For large format, the Suunto Tandem Clinometer-Compass is a very handy gadget for squaring up any kind of floppy view camera that doesn't have levels, scales and detentes, and if you like to work by calculation (which I don't usually) measuring the angle of the plane of focus and tilt and swing angles. Yeah, I know this is the RFF, but sometimes my Technikas act like RFs and sometimes they act like view cameras.
Somewhat less expensive is an angle finding level for measuring tilt angles and making sure the groundglass and lens are plumb.
Sharpies.
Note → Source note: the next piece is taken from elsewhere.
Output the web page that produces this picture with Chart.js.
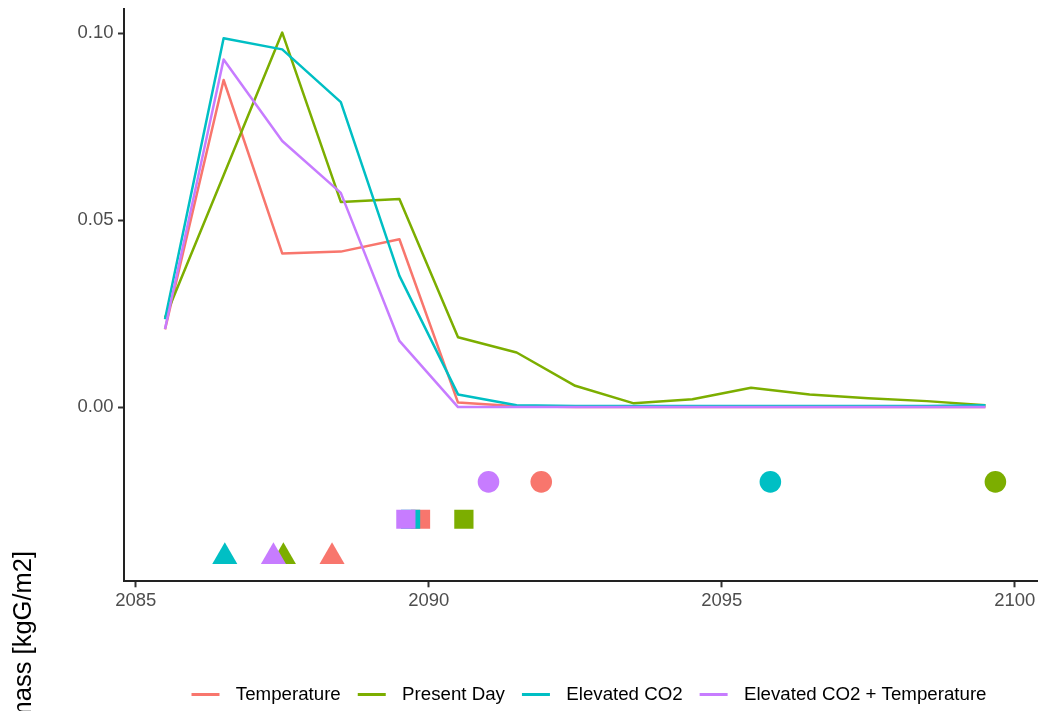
<!DOCTYPE html>
<html>
<head>
<meta charset="utf-8">
<title>Biomass</title>
<script src="https://cdn.jsdelivr.net/npm/chart.js@4.4.1/dist/chart.umd.min.js"></script>
<style>
  html, body { margin: 0; padding: 0; background: #ffffff; }
  #wrap { width: 1042px; height: 711px; position: relative; }
  canvas { display: block; }
</style>
</head>
<body>
<div id="wrap"><canvas id="chart" width="1042" height="711"></canvas></div>
<script>
// Years of the yearly biomass values
const years = [2085.5, 2086.5, 2087.5, 2088.5, 2089.5, 2090.5, 2091.5, 2092.5,
               2093.5, 2094.5, 2095.5, 2096.5, 2097.5, 2098.5, 2099.5];

// Scenario names, in legend order
const scenarios = ['Temperature', 'Present Day', 'Elevated CO2', 'Elevated CO2 + Temperature'];
const scenarioColors = ['#F8766D', '#7CAE00', '#00BFC4', '#C77CFF'];

// Biomass per scenario [kgG/m2]
const temperature     = [0.0208, 0.0875, 0.0411, 0.0416, 0.0449, 0.0012, 0.0002, 0.0000,
                         0.0000, 0.0000, 0.0000, 0.0000, 0.0000, 0.0000, 0.0000];
const presentDay      = [0.0239, 0.0620, 0.1002, 0.0549, 0.0557, 0.0187, 0.0146, 0.0057,
                         0.0010, 0.0021, 0.0052, 0.0034, 0.0024, 0.0016, 0.0005];
const elevatedCO2     = [0.0235, 0.0987, 0.0957, 0.0816, 0.0351, 0.0034, 0.0005, 0.0003,
                         0.0003, 0.0003, 0.0003, 0.0003, 0.0003, 0.0003, 0.0005];
const elevatedCO2Temp = [0.0209, 0.0930, 0.0712, 0.0573, 0.0177, 0.0000, 0.0000, 0.0000,
                         0.0000, 0.0000, 0.0000, 0.0000, 0.0000, 0.0000, 0.0000];
const seriesValues = [temperature, presentDay, elevatedCO2, elevatedCO2Temp];

// Event years per scenario (circle, square, triangle rows)
const circleYears   = [2091.92, 2099.67, 2095.83, 2091.02];
const squareYears   = [2089.86, 2090.60, 2089.69, 2089.61];
const triangleYears = [2088.35, 2087.52, 2086.52, 2087.35];
const markerRows    = [-0.02, -0.03, -0.04];

// Axis ticks
const xTicks = [2085, 2090, 2095, 2100];
const yTicks = [0.00, 0.05, 0.10];

const FONT = "'Liberation Sans', Arial, Helvetica, sans-serif";
Chart.defaults.font.family = FONT;

// Legend key: a short line with blank margins on both sides
function legendKey(color) {
  const c = document.createElement('canvas');
  c.width = 52; c.height = 3;
  const g = c.getContext('2d');
  g.fillStyle = color;
  g.fillRect(17, 0, 28, 3);
  return c;
}
const legendKeys = scenarioColors.map(legendKey);

const lineSets = scenarios.map((name, i) => ({
  type: 'line',
  label: name,
  data: years.map((x, k) => ({ x, y: seriesValues[i][k] })),
  borderColor: scenarioColors[i],
  backgroundColor: scenarioColors[i],
  borderWidth: 2.5,
  borderJoinStyle: 'round',
  pointRadius: 0,
  pointHoverRadius: 0,
  tension: 0,
  fill: false,
  order: 7 - i
}));

const markerSets = scenarios.map((name, i) => ({
  type: 'scatter',
  label: name + ' events',
  data: [
    { x: circleYears[i],   y: markerRows[0] },
    { x: squareYears[i],   y: markerRows[1] },
    { x: triangleYears[i], y: markerRows[2] }
  ],
  pointStyle: ['circle', 'rect', 'triangle'],
  pointRadius: [10.8, 13.6, 14.5],
  pointHoverRadius: [10.8, 13.6, 14.5],
  backgroundColor: scenarioColors[i],
  borderWidth: 0,
  pointBorderWidth: 0,
  order: 3 - i
}));

// Rotated axis title on the left edge
const axisTitle = {
  id: 'axisTitle',
  afterDraw(chart) {
    const ctx = chart.ctx;
    ctx.save();
    ctx.font = '25.5px ' + FONT;
    ctx.fillStyle = '#000000';
    ctx.translate(31, 551);
    ctx.rotate(-Math.PI / 2);
    ctx.textAlign = 'right';
    ctx.textBaseline = 'alphabetic';
    ctx.fillText('Biomass [kgG/m2]', 0, 0);
    ctx.restore();
  }
};

new Chart(document.getElementById('chart'), {
  type: 'line',
  data: { datasets: [...lineSets, ...markerSets] },
  options: {
    responsive: false,
    animation: false,
    devicePixelRatio: 1,
    layout: {
      autoPadding: false,
      padding: { top: 9, right: 5, left: 0, bottom: -3 }
    },
    plugins: {
      tooltip: { enabled: false },
      title: { display: false },
      legend: {
        position: 'bottom',
        fullSize: false,
        labels: {
          usePointStyle: true,
          pointStyleWidth: 52,
          padding: 0,
          color: '#1a1a1a',
          font: { size: 18.7, family: FONT },
          generateLabels() {
            return scenarios.map((name, i) => ({
              text: name,
              fillStyle: scenarioColors[i],
              strokeStyle: scenarioColors[i],
              lineWidth: 0,
              pointStyle: legendKeys[i],
              hidden: false,
              datasetIndex: i
            }));
          }
        }
      }
    },
    scales: {
      x: {
        type: 'linear',
        min: 2084.8,
        max: 2100.38,
        afterFit(scale) {
          scale.height = 104;
          scale.paddingLeft = 0;
          scale.paddingRight = 0;
        },
        afterBuildTicks(scale) { scale.ticks = xTicks.map(v => ({ value: v })); },
        ticks: {
          color: '#4d4d4d',
          font: { size: 18.5 },
          padding: 3,
          maxRotation: 0,
          autoSkip: false,
          callback: v => String(v)
        },
        grid: {
          drawOnChartArea: false,
          drawTicks: true,
          tickLength: 6,
          tickColor: '#333333',
          tickWidth: 2
        },
        border: { display: true, color: '#222222', width: 2 }
      },
      y: {
        type: 'linear',
        min: -0.0466,
        max: 0.1065,
        afterFit(scale) {
          scale.width = 124;
          scale.paddingTop = 0;
          scale.paddingBottom = 0;
        },
        afterBuildTicks(scale) { scale.ticks = yTicks.map(v => ({ value: v })); },
        ticks: {
          color: '#4d4d4d',
          font: { size: 18.5 },
          padding: 4.5,
          autoSkip: false,
          callback: v => Number(v).toFixed(2)
        },
        grid: {
          drawOnChartArea: false,
          drawTicks: true,
          tickLength: 6,
          tickColor: '#333333',
          tickWidth: 2
        },
        border: { display: true, color: '#222222', width: 2 }
      }
    }
  },
  plugins: [axisTitle]
});
</script>
</body>
</html>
Always handy to have sharpies.
Gaffer's tape--you never know when you'll need it.
Little spring clamps--useful for attaching square filters to odd sized things, holding small reflectors, pinning branches out of the way, and such.
Ex-Officio shirts, which are cool in the hot weather, UV resistant, and have pockets big enough for a 4x5" Grafmatic.
Hama rubber 3-position zoom lens shade--very compact way to have the proper shade for a variety of lenses (or for zooms, but that's not an RF thing), if you use step up rings on all your lenses.
The Nikor stainless steel sheet film tank. I process sheet film in the Nikor tank, trays, and using tanks and hangers, and they're all perfectly good methods, but the Nikor tank is really a marvel of manufacturing and would cost a fortune to make today. Jobo makes something similar in plastic, but the Nikor holds 12 sheets and the Jobo only six. They still sell for upwards of $130, though they've all got to be at least 25 years old, and I recently saw one go for over $200 without the metal band that keeps the sheets in place (a rubber band will also work for this purpose, so it's not entirely useless).
Jobo sheet film clips--really expensive now at $5.50 a piece (for a film clip!), but totally worth it if you need to process a lot of film and don't have a lot of room to hang it up. The clip pierces the corner of the sheet with a pin, so contact area is minimal but strong enough for any format, and it holds the film perpendicular to the drying line, so you can hang a lot of sheets of any format in a small space. I've got 40 now.